Report e fotografie a cura di Riccardo Plata
A poche settimane dall’uscita del nuovo “The Chosen One”, è tempo di battesimo in sede live per i milanesi Destrage, di ritorno alla Santeria in veste di headliner dopo aver accompagnato un paio d’anni fa i Periphery. L’affluenza numerosa e variegata al locale testimonia lo status di ‘role model’ raggiunto ormai dal quintetto meneghino all’interno della scena modern metal. Ma andiamo con ordine e, persa l’esibizione dei Diatonic Sun, partiamo col raccontare lo show degli Sharks In Your Mouth. già visti di fianco ai Destrage nel tour di “A Means To No End”…
SHARKS IN YOUR MOUTH
Sono passate le 21 quando gli Sharks In Your Mouth fanno il loro ingresso sul palco e, di fronte a un locale già in buona parte gremito, investono le prime file con il loro metalcore, non certo tecnicamente raffinato quanto quello degli headliner, ma secondo a nessuno in termini di groove.

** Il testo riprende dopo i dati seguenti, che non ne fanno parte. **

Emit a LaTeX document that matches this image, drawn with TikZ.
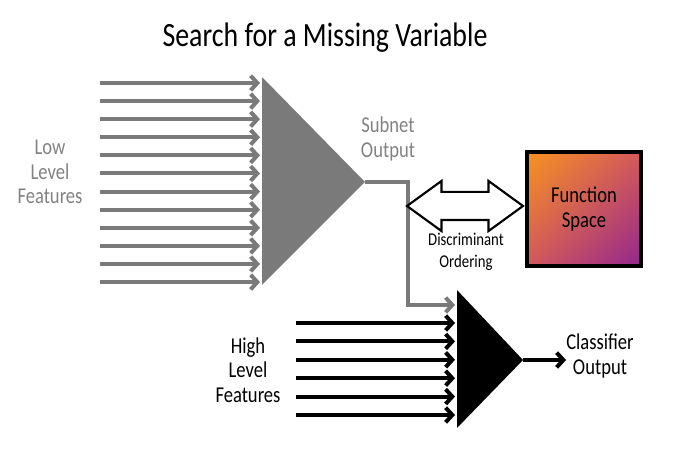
\documentclass[tikz,border=0pt]{standalone}
\usepackage{fontspec}
\setmainfont{Carlito}[FakeStretch=0.82]
\usetikzlibrary{arrows.meta,shapes.arrows,shadings}
\definecolor{netgray}{RGB}{122,122,122}
\definecolor{labelgray}{RGB}{130,130,130}
\definecolor{fsorange}{RGB}{247,148,30}
\definecolor{fsred}{RGB}{212,88,92}
\definecolor{fspurple}{RGB}{146,39,143}
\def\graysep{18.1}
\def\blacksep{18.4}

\begin{document}
\begin{tikzpicture}[x=0.75pt,y=-0.75pt,>={Straight Barb[length=5pt,width=11pt]}]
    \tikzstyle{gray input}=[->,draw=netgray,line width=3pt]
    \tikzstyle{black input}=[->,draw=black,line width=3pt]
    \tikzstyle{annot}=[align=center,inner sep=0pt,font=\fontsize{17}{18.5}\selectfont]
    \tikzstyle{small annot}=[align=center,inner sep=0pt,font=\fontsize{13.5}{16}\selectfont]

    \useasboundingbox (0,0) rectangle (690,470);

    \node[inner sep=0pt,font=\fontsize{25.5}{28}\selectfont] (TITLE) at (325,38) {Search for a Missing Variable};

    % Draw the subnet (gray) and the classifier (black)
    \coordinate (S-top) at (262,77);
    \coordinate (S-bot) at (262,285);
    \coordinate (S-out) at (365,182);
    \fill[netgray] (S-top) -- (S-bot) -- (S-out) -- cycle;

    \coordinate (C-top) at (457,290);
    \coordinate (C-bot) at (457,428);
    \coordinate (C-out) at (523,360);
    \fill[black] (C-top) -- (C-bot) -- (C-out) -- cycle;

    % Low level inputs into the subnet
    \foreach \y in {1,...,12}
    {
        \coordinate (L-\y) at (100,83+\graysep*\y-\graysep);
        \coordinate (LI-\y) at (260,83+\graysep*\y-\graysep);
        \draw[gray input] (L-\y) -- (LI-\y);
    }

    % High level inputs into the classifier
    \foreach \y in {1,...,6}
    {
        \coordinate (H-\y) at (296,323+\blacksep*\y-\blacksep);
        \coordinate (HI-\y) at (455,323+\blacksep*\y-\blacksep);
        \draw[black input] (H-\y) -- (HI-\y);
    }

    % Subnet output feeds the classifier
    \coordinate (S-bend) at (408,305);
    \coordinate (C-in) at (455,305);
    \draw[gray input,shorten >=0pt] (S-out) -| (S-bend) -- (C-in);

    \coordinate (C-end) at (566,360);
    \draw[black input] (C-out) -- (C-end);

    % Function space and the ordering arrow
    \shade[upper left=fsorange,upper right=fsred,lower left=fsred,lower right=fspurple]
        (526,152) rectangle (642,266);
    \node[draw=black,line width=3pt,minimum width=86pt,minimum height=85.5pt,inner sep=0pt,
          font=\fontsize{17}{18.5}\selectfont,align=center] (FS) at (584,209) {Function\\Space};

    \node[double arrow,draw=black,line width=1.6pt,fill=white,inner xsep=0pt,inner ysep=9.75pt,
          text height=0pt,text depth=0pt,minimum height=87pt,double arrow head extend=8.25pt,
          double arrow tip angle=72] (DA) at (465,206) {};

    \node[annot,text=labelgray] (LOW) at (50,172) {Low\\Level\\Features};
    \node[annot,text=labelgray] (SUB) at (388,139) {Subnet\\Output};
    \node[annot] (HIGH) at (248,370) {High\\Level\\Features};
    \node[annot] (COUT) at (600,356) {Classifier\\Output};
    \node[small annot] (DO) at (466,252) {Discriminant\\Ordering};
\end{tikzpicture}
\end{document}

Con già diversi annni di attività live alle spalle, i cinque (provenienti da diverse parti del centro-nord Italia, come ricorda il cantante Andy) ripropongono i migliori estratti del loro esordio – “Promises”, edito nel 2016 – in attesa di un nuovo full-length, la cui uscita pare ormai imminente. Accanto ai pezzi originali, accolti con entusiasmo da un pubblico già bello carico di adrenalina, il momento più esaltante è probabilmente la cover di “Lose Yourself” di Eminem, resa in modo impeccabile e cantata a gran voce da un’audience evidentemente a suo agio anche con questo tipo di sonorità. Dopo lo spargimento di litri di sudore (complice una temperatura sottopalco sopra ai livelli di guardia) è tempo dei saluti e scatta l’attesa per gli headliner.
DESTRAGE
Introdotti da una base elettronica, arrivano sul palco i cinque milanesi e attaccano subito con la title-track dell’ultimo disco, “The Chosen One”, accolta con entusiasmo dal pubblico che ormai stipa in ogni ordine di posto il locale, facendo registrare un prevedibile sold-out. Altrettanto prevedibile, vista la quantità di adrenalina in circolo sopra e sotto il palco grazie soprattutto ad un tarantolato Paolo Colavolpe, è il moshpit che si scatena nelle prime file, coinvolgendo praticamente mezzo locale sulle note nuove e vecchie di “About That” e “Double Yeah”. Se il singer è il motore scenico della band, dal punto di vista musicale è semplicemente mostruosa la prova dei due chitarristi Ralph Salati e Matteo Di Gioia (che peraltro festeggia il proprio compleanno), così come incredibile è l’energia ritmica sprigionata dal tentacolare Federico Paulovich e dallo spettacolare bassista Gabriel Pignata, i cui led sul manico ricordano quelli del miglior Sam Rivers. Evidentemente galvanizzati dello scambio reciproco di energia, testimoniato anche dai numerosi stage diving, facilitati dall’assenza di transenne e security sotto palco, e dal fatto di giocare in casa, i cinque danno l’anima, pescando i migliori estratti soprattutto dal masterpiece “AYKM?N” (“My Green Neighbour”, “Destroy Create Transform”, “Where The Things Have No Colour”, “Purania”), fino all’apoteosi proprio con la title-track ballata all’unisono da tutto il locale. Nel mezzo, fanno la loro sporca figura anche gli estratti dall’ultimo album (tra cui “Hey Stranger”, dedicata dalla band agli xenofobi, e “Mr. Bugman”), mentre meno spazio viene dedicato al penultimo “A Means To No End”, con le sole “Symphony Of The Ego” e “Don’t Stare At The Edge”. Non è ancora mezzanotte quando la band si congeda sulle note rockeggianti della più datata “Jade’s Place”, ma c’è veramente poco da aggiungere ad una serata praticamente perfetta sotto ogni punto di vista: dalle esibizioni al pubblico, senza dimenticare merchandising e birre dai prezzi assolutamente umani. Per chi c’era, una notte da ricordare; per tutti gli altri, un gruppo da non perdere.